── DATA EXTRACT

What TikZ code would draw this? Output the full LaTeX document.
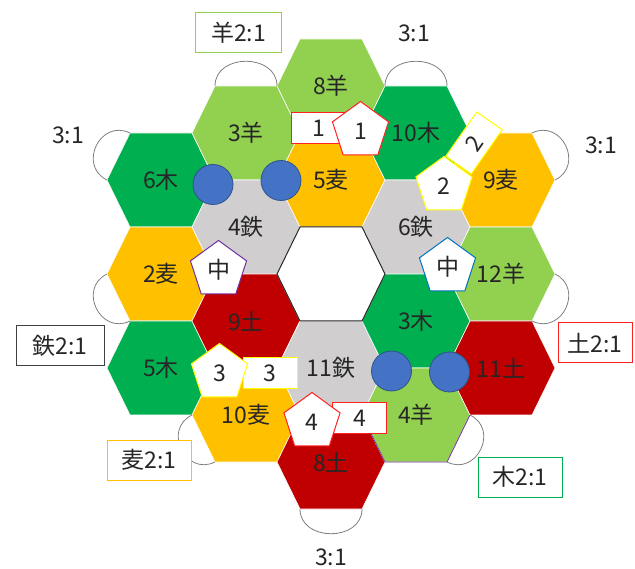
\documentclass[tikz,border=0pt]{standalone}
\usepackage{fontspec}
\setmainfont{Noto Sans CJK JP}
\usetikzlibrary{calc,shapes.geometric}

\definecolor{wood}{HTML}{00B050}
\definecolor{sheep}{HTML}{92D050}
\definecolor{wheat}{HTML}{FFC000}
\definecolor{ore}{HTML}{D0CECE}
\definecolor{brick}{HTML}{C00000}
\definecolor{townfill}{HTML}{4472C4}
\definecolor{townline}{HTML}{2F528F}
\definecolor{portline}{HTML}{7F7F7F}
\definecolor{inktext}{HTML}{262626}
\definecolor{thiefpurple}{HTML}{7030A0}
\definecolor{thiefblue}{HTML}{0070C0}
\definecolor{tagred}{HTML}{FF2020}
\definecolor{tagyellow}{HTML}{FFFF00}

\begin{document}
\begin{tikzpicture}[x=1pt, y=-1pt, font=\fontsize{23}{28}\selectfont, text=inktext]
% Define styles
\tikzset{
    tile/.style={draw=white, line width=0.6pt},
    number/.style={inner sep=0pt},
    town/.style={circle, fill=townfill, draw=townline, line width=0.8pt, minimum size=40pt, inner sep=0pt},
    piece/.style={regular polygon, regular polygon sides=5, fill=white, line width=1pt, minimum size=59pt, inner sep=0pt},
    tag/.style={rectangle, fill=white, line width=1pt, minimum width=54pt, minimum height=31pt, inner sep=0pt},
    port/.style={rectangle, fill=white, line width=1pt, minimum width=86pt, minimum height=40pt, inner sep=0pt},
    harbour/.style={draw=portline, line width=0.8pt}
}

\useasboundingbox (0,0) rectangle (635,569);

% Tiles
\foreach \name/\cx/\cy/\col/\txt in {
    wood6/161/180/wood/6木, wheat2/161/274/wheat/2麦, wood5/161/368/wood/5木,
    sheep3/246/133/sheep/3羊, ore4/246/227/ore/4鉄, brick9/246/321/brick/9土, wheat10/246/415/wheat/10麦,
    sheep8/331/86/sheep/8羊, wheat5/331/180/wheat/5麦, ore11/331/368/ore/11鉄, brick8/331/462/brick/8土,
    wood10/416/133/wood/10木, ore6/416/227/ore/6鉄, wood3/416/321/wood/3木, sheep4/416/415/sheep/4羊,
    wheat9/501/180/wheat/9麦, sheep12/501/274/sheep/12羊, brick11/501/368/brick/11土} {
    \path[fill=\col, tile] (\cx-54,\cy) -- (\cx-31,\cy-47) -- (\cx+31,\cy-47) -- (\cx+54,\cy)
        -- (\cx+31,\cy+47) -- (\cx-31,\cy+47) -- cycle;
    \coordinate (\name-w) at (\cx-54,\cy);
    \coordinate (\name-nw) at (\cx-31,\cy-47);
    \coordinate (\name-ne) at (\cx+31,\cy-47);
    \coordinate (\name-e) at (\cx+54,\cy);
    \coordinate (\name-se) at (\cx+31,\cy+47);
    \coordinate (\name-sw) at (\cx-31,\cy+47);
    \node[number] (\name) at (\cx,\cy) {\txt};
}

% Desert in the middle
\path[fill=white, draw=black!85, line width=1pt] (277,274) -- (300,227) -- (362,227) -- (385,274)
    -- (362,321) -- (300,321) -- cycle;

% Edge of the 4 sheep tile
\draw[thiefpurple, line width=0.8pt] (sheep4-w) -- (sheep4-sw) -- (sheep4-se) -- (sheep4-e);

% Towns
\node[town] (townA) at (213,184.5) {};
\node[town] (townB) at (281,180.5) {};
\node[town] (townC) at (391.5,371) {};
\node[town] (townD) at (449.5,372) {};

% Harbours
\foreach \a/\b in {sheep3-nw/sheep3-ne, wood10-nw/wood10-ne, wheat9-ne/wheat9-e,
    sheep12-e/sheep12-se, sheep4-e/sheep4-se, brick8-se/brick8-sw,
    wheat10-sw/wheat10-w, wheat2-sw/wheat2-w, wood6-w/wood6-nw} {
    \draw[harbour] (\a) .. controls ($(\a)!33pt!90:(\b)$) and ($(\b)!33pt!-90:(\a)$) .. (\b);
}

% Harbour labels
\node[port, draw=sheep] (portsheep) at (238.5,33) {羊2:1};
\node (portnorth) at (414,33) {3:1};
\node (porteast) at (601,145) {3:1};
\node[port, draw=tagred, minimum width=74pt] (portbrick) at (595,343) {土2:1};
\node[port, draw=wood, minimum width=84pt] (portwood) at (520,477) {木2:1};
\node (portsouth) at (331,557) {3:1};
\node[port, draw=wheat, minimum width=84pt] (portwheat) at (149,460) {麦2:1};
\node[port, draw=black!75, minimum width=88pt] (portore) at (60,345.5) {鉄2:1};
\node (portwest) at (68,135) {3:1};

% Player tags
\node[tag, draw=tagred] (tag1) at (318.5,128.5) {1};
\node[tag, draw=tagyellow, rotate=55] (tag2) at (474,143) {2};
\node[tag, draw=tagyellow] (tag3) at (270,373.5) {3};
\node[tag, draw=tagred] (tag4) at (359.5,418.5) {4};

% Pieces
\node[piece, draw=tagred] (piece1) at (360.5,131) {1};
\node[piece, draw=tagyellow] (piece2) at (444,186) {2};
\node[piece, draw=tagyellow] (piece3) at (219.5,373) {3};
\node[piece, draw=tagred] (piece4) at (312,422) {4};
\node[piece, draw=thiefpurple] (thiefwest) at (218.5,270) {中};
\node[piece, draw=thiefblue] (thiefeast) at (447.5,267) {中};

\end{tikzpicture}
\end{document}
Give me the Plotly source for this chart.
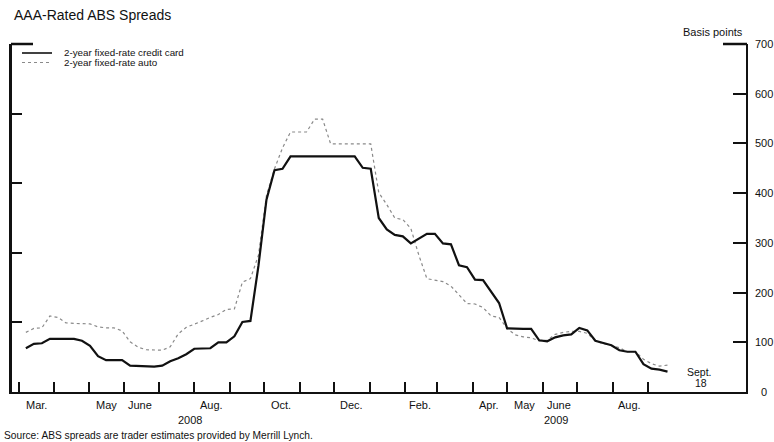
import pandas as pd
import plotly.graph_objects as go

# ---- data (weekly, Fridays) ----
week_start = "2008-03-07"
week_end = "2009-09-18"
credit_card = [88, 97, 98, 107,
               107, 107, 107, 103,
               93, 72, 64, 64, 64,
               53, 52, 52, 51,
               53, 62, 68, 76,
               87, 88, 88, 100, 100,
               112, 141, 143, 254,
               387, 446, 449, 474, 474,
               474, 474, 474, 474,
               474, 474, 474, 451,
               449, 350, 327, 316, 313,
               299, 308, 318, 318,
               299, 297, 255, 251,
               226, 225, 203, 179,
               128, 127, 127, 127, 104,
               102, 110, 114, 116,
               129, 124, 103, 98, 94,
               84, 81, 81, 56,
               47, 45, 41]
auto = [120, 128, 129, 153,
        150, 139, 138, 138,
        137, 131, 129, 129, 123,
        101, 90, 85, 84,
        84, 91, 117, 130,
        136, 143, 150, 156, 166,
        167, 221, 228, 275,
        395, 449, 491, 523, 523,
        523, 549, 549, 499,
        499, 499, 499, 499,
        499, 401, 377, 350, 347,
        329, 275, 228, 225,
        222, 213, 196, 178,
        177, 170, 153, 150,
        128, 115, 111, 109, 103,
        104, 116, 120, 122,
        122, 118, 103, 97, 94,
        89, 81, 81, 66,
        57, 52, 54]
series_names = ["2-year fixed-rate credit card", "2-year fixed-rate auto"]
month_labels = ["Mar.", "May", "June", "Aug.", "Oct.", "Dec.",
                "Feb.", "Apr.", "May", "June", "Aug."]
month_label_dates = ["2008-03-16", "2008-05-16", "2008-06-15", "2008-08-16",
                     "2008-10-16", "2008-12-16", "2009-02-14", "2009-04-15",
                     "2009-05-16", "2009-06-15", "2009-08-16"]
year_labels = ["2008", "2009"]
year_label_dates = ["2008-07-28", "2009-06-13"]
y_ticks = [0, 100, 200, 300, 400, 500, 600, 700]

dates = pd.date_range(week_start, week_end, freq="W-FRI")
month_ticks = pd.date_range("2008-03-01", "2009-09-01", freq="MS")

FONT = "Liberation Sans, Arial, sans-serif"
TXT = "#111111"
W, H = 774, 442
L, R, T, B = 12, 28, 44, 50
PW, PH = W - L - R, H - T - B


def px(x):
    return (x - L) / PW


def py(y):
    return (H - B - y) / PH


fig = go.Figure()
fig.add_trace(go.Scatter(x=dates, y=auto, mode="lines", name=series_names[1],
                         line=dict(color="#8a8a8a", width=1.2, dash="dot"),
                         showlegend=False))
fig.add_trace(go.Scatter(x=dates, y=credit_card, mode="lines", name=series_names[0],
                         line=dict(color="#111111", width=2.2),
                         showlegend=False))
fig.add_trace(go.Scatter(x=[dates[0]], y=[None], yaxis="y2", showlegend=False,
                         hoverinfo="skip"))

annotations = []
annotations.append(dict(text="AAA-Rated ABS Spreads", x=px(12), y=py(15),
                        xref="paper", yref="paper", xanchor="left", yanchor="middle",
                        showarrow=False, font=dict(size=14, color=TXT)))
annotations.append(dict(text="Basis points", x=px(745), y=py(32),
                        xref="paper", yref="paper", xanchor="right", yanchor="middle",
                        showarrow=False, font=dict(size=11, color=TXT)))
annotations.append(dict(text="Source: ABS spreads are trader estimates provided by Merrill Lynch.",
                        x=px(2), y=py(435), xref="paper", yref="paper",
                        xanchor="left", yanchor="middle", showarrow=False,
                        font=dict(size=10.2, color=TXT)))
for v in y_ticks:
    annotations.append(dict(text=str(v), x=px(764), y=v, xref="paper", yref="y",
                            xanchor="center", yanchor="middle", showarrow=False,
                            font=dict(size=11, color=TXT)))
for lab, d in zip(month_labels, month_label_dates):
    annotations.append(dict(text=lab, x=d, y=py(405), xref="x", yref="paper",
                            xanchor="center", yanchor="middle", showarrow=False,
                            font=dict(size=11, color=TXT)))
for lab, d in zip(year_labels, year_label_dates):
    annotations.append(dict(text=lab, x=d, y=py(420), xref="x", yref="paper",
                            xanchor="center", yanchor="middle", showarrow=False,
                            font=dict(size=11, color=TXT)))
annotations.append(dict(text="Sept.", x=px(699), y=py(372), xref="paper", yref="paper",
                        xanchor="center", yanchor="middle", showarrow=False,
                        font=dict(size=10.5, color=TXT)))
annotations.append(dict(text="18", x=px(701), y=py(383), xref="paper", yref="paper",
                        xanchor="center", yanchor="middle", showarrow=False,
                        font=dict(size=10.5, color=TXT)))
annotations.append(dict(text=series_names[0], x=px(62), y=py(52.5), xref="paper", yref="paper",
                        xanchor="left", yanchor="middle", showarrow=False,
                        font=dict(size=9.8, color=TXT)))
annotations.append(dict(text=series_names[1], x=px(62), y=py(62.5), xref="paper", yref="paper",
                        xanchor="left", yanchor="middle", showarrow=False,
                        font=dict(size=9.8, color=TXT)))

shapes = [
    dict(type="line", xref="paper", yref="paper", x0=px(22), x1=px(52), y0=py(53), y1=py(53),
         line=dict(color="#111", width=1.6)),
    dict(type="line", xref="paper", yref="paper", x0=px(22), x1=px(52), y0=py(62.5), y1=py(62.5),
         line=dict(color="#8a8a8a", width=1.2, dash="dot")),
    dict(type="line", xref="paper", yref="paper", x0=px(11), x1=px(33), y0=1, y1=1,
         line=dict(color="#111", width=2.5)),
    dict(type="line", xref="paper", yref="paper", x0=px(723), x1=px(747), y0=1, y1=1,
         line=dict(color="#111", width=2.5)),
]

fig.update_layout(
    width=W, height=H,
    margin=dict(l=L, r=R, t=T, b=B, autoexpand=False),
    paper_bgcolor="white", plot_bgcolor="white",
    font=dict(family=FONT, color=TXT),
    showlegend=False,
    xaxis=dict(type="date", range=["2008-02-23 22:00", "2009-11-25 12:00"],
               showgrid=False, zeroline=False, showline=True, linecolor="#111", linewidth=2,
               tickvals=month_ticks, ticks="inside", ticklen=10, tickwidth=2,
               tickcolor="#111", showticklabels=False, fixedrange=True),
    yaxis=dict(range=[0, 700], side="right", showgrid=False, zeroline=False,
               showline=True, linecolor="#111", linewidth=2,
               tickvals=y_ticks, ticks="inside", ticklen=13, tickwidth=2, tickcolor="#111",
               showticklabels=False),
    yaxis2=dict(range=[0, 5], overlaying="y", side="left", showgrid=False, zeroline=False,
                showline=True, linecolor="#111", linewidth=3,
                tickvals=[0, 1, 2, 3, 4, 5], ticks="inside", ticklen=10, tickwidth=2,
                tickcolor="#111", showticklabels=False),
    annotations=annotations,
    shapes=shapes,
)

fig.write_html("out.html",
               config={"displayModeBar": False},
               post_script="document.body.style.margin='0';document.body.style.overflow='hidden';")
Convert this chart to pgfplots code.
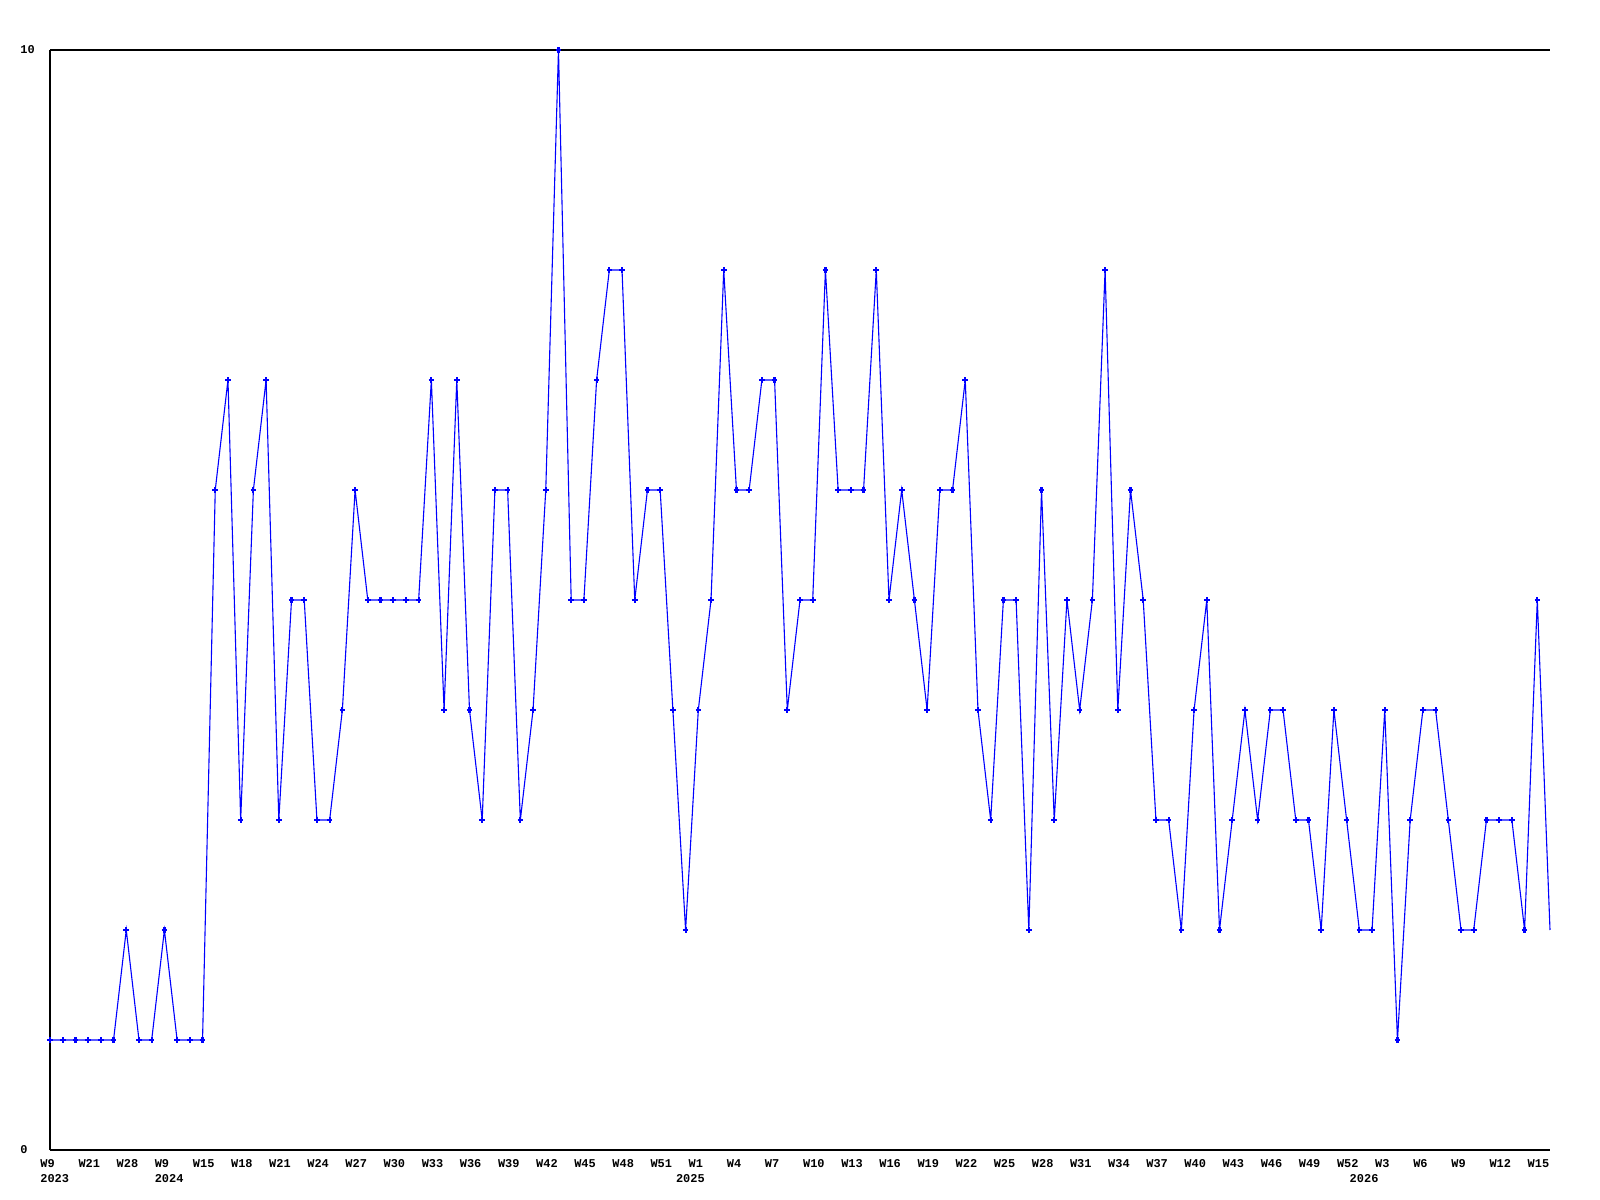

────

Above are the records. Copy word for word only their lines from the one holding "Give me the Plotly source for this chart." through the one holding "import plotly.graph_objects as go", both included, and skip the images.

### EXPECTED OUTPUT
Give me the Plotly source for this chart.
import pandas as pd
import plotly.graph_objects as go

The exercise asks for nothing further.